離婚するので、どうぞお構いなく~冷徹御曹司が激甘パパになるまで~

愛しい本音

▼愛しい本音

 病院に辿り着くと、入り口前に先ほどの女性が青ざめた顔で立ち尽くしていた。
 私はドクンドクンと不穏に高鳴る心臓を押さえて、一歩一歩彼女に歩み寄る。
 三メートルほどの距離になると、彼女はバッと頭を下げて、「申し訳ございません」と謝罪した。
「……黎人さんは」
「今は、点滴を受けて眠られているようです。大事ではないかと……」
「そうですか」
 思ったよりも、冷静に会話ができているのは、母親のおかげだ。
 私が向きうべき人は、黎人さんだけじゃない。今目の前で顔を青くしている彼女とも、ちゃんと逃げずに話し合わなければならない。
「私は、秘書の鈴鹿と言います。お気づきかと思いますが、電話に二度出たのは私です……」
「そうでしたか」
「私と黎人さんのプライベートな関係は、一切ございません。全て私の一方的な思いで、不快な思いをさせてしまいました」
「え……?」
 不倫ではなかったの……?
 彼女の言葉をどこまで信じていいのか分からないけれど、想像とは違う事実に、私は言葉を失う。
 もしそれが本当だとしても、じゃあどうして私用のスマホに彼女が出たのだろうか。
「電話に出たのは、代表が離席されている時に勝手に出ました。
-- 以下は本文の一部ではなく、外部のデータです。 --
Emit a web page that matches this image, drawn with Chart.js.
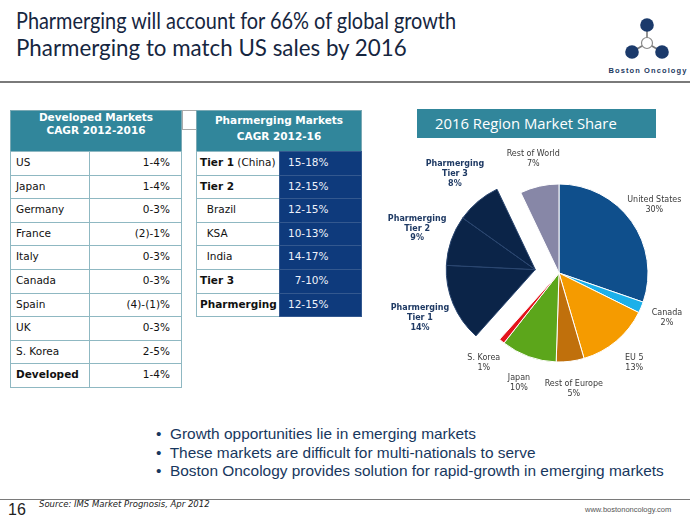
<!DOCTYPE html>
<html>
<head>
<meta charset="utf-8">
<script src="https://cdn.jsdelivr.net/npm/chart.js@4.4.1/dist/chart.umd.min.js"></script>
<style>
  body { margin: 0; width: 690px; height: 521px; position: relative; overflow: hidden; background: #fff; font-family: "DejaVu Sans", sans-serif; }
  .abs { position: absolute; }
  .line { white-space: nowrap; display: inline-block; transform-origin: 0 0; }
  #title { left: 16px; top: 6px; font-family: Lato, "Open Sans", sans-serif; font-size: 24px; line-height: 27px; color: #16263f; }
  .rule { left: 0; width: 690px; height: 0; border-top: 2px solid #7a7a7a; }
  .th { background: #31869b; color: #fff; font-weight: bold; font-size: 10.5px; text-align: center; box-sizing: border-box; border: 1px solid #7aa9b4; }
  .td { box-sizing: border-box; border: 1px solid #8fb8c2; font-size: 10.5px; color: #111; padding-top: 4px; white-space: nowrap; }
  .nv { background: #0e3a7c; color: #eef2fa; border-color: #33588f; }
  #boxTitle { left: 417px; top: 109px; width: 239px; height: 29px; background: #31869b; color: #fff; font-family: "Open Sans", sans-serif; font-size: 15px; line-height: 29px; }
  #bullets { left: 156px; top: 425px; font-family: "Liberation Sans", Arial, sans-serif; font-size: 15px; line-height: 18.5px; color: #17375e; }
</style>
</head>
<body>
<div id="title" class="abs">
  <div class="line" id="t1">Pharmerging will account for 66% of global growth</div><br>
  <div class="line" id="t2">Pharmerging to match US sales by 2016</div>
</div>

<svg class="abs" style="left:600px;top:10px" width="90" height="70">
  <g stroke="#7a7a7a" stroke-width="1.6">
    <line x1="47" y1="15" x2="47" y2="33"/>
    <line x1="47" y1="33" x2="32" y2="42"/>
    <line x1="47" y1="33" x2="62" y2="42"/>
  </g>
  <circle cx="47" cy="15" r="6.8" fill="#1b3a6b"/>
  <circle cx="32" cy="42" r="6.8" fill="#1b3a6b"/>
  <circle cx="62" cy="42" r="6.8" fill="#1b3a6b"/>
  <circle cx="47" cy="33" r="5.5" fill="#fff" stroke="#8a8a8a" stroke-width="1.2"/>
  <text x="48" y="63" text-anchor="middle" font-family="Liberation Sans, Arial" font-weight="bold" font-size="7.5" letter-spacing="1.1" fill="#1e3a5f">Boston Oncology</text>
</svg>
<div class="abs rule" style="top:81px"></div>

<div id="tables"></div>

<div id="boxTitle" class="abs"><span class="line" id="bt" style="margin-left:18px">2016 Region Market Share</span></div>
<canvas id="pie" class="abs" style="left:362px;top:140px" width="328" height="270"></canvas>

<div id="bullets" class="abs">
  <div id="bwrap" class="line">
    <div>•&nbsp; Growth opportunities lie in emerging markets</div>
    <div>•&nbsp; These markets are difficult for multi-nationals to serve</div>
    <div>•&nbsp; Boston Oncology provides solution for rapid-growth in emerging markets</div>
  </div>
</div>

<div class="abs rule" style="top:499px;border-top-width:1.5px"></div>
<div class="abs" style="left:8px;top:501px;font-family:'Liberation Sans',Arial;font-size:16px;color:#222">16</div>
<div class="abs" style="left:39px;top:499px;font-size:8.5px;font-style:italic;color:#222">Source: IMS Market Prognosis, Apr 2012</div>
<div class="abs" style="left:585px;top:505px;font-family:'Liberation Sans',Arial;font-size:7.5px;color:#555">www.bostononcology.com</div>

<script>
// table data
const devMarkets = ['US', 'Japan', 'Germany', 'France', 'Italy', 'Canada', 'Spain', 'UK', 'S. Korea', 'Developed'];
const devCagr = ['1-4%', '1-4%', '0-3%', '(2)-1%', '0-3%', '0-3%', '(4)-(1)%', '0-3%', '2-5%', '1-4%'];
const pharmMarkets = ['<b>Tier 1</b> (China)', '<b>Tier 2</b>', '&nbsp; Brazil', '&nbsp; KSA', '&nbsp; India', '<b>Tier 3</b>', '<b>Pharmerging</b>'];
const pharmCagr = ['15-18%', '12-15%', '12-15%', '10-13%', '14-17%', '&nbsp; 7-10%', '12-15%'];

// pie data
const regions = ['United States', 'Canada', 'EU 5', 'Rest of Europe', 'Japan', 'S. Korea',
  'Pharmerging Tier 1', 'Pharmerging Tier 2', 'Pharmerging Tier 3', 'Rest of World'];
const share2016 = [30, 2, 13, 5, 10, 1, 14, 9, 8, 7];
const regionColors = ['#0f4f8c', '#1cb0ea', '#f59b00', '#c0700c', '#5ca61b', '#e3141c',
  '#0b2448', '#0b2448', '#0b2448', '#8787a7'];

function box(x, y, w, h, cls, html, style) {
  const d = document.createElement('div');
  d.className = 'abs ' + cls;
  d.style.cssText = `left:${x}px;top:${y}px;width:${w}px;height:${h}px;` + (style || '');
  d.innerHTML = html;
  document.getElementById('tables').appendChild(d);
}

const rowH = 23.6;
box(10, 110, 172, 42, 'th', 'Developed Markets<br>CAGR 2012-2016', 'line-height:12.5px');
devMarkets.forEach((m, i) => {
  const y = 151 + i * rowH;
  box(10, y, 80, rowH + 1, 'td', m, 'padding-left:5px;' + (m === 'Developed' ? 'font-weight:bold' : ''));
  box(89, y, 93, rowH + 1, 'td', devCagr[i], 'text-align:right;padding-right:11px');
});

box(182, 110, 15, 20, 'td', '', 'border-color:#aaa');
box(196, 110, 166, 42, 'th', 'Pharmerging Markets<br>CAGR 2012-16', 'padding-top:1px;line-height:16px');
pharmMarkets.forEach((m, i) => {
  const y = 151 + i * rowH;
  box(196, y, 84, rowH + 1, 'td', m, 'padding-left:3px');
  box(279, y, 83, rowH + 1, 'td nv', pharmCagr[i], 'padding-left:8px');
});

function fit(id, w) {
  const el = document.getElementById(id);
  el.style.transform = `scaleX(${w / el.offsetWidth})`;
}
fit('t1', 440);
fit('t2', 391);
fit('bt', 182);
fit('bwrap', 508);

const isTier = l => l.startsWith('Pharmerging');

// push the three Pharmerging slices out together
const explode = {
  id: 'explode',
  afterUpdate(chart) {
    const arcs = chart.getDatasetMeta(0).data.filter((a, i) => isTier(regions[i]));
    const mid = (arcs[0].startAngle + arcs[arcs.length - 1].endAngle) / 2;
    arcs.forEach(a => {
      a.x += Math.cos(mid) * 24;
      a.y += Math.sin(mid) * 24;
    });
  }
};

const outLabels = {
  id: 'outLabels',
  afterDatasetsDraw(chart) {
    const ctx = chart.ctx;
    chart.getDatasetMeta(0).data.forEach((arc, i) => {
      const label = regions[i];
      const lines = isTier(label) ? ['Pharmerging', label.slice(12)] : [label];
      lines.push(share2016[i] + '%');
      const mid = (arc.startAngle + arc.endAngle) / 2;
      const r = arc.outerRadius + 12 + lines.length * 8;
      const x = arc.x + Math.cos(mid) * r;
      const y = arc.y + Math.sin(mid) * r;
      ctx.save();
      ctx.font = (isTier(label) ? 'bold ' : '') + '8px "DejaVu Sans"';
      ctx.fillStyle = isTier(label) ? '#1f3a64' : '#3a3a3a';
      ctx.textAlign = 'center';
      ctx.textBaseline = 'middle';
      lines.forEach((t, k) => ctx.fillText(t, x, y + (k - (lines.length - 1) / 2) * 9.6));
      ctx.restore();
    });
  }
};

new Chart(document.getElementById('pie'), {
  type: 'pie',
  data: {
    labels: regions,
    datasets: [{
      data: share2016,
      backgroundColor: regionColors,
      borderColor: regions.map(l => isTier(l) ? '#2a4670' : '#ffffff'),
      borderWidth: 1,
      radius: 89
    }]
  },
  options: {
    responsive: false,
    animation: false,
    devicePixelRatio: 1,
    layout: { padding: { left: 66, right: 0, top: 0, bottom: 4 } },
    plugins: { legend: { display: false }, tooltip: { enabled: false } }
  },
  plugins: [explode, outLabels]
});
</script>
</body>
</html>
一度目はただの嫉妬で、二度目は、奥様がどんな方なのか知りたくて……」
 そんなくだらない理由で、私はこんなにも振り回されてたの……?
 ショックで立っていられなくなりそう。苦しんだこの約二年間は、いったい何だったと言うの。
 私はずっと勘違いして、黎人さんのことを拒絶していたんだろうか。
 嘘だ。頭が追い付かない。怒りと悲しみで、爆発しそうだ。
 鈴鹿さんは終始バツが悪そうな顔で状況を説明し続けているが、半分程度しか頭に入ってこない。
「政略結婚だと聞いていたので、どうにか入る隙があるのではないかと、そんな気持ちでかき回してしまいました……」
「そう……だったんですね」
「申し訳……ございません」
「黎人さんのことが、好きですか?」
 なぜこんなことを聞いてしまったんだろう。自分でも分からない。
 でも、まだ彼女の本心を聞けていない気がしたのだ。
 鈴鹿さんは私の問いかけにビクッと肩を震わせて、「できれば、まだ一緒に働きたいと思っています……」とか細い声で本音を返してきた。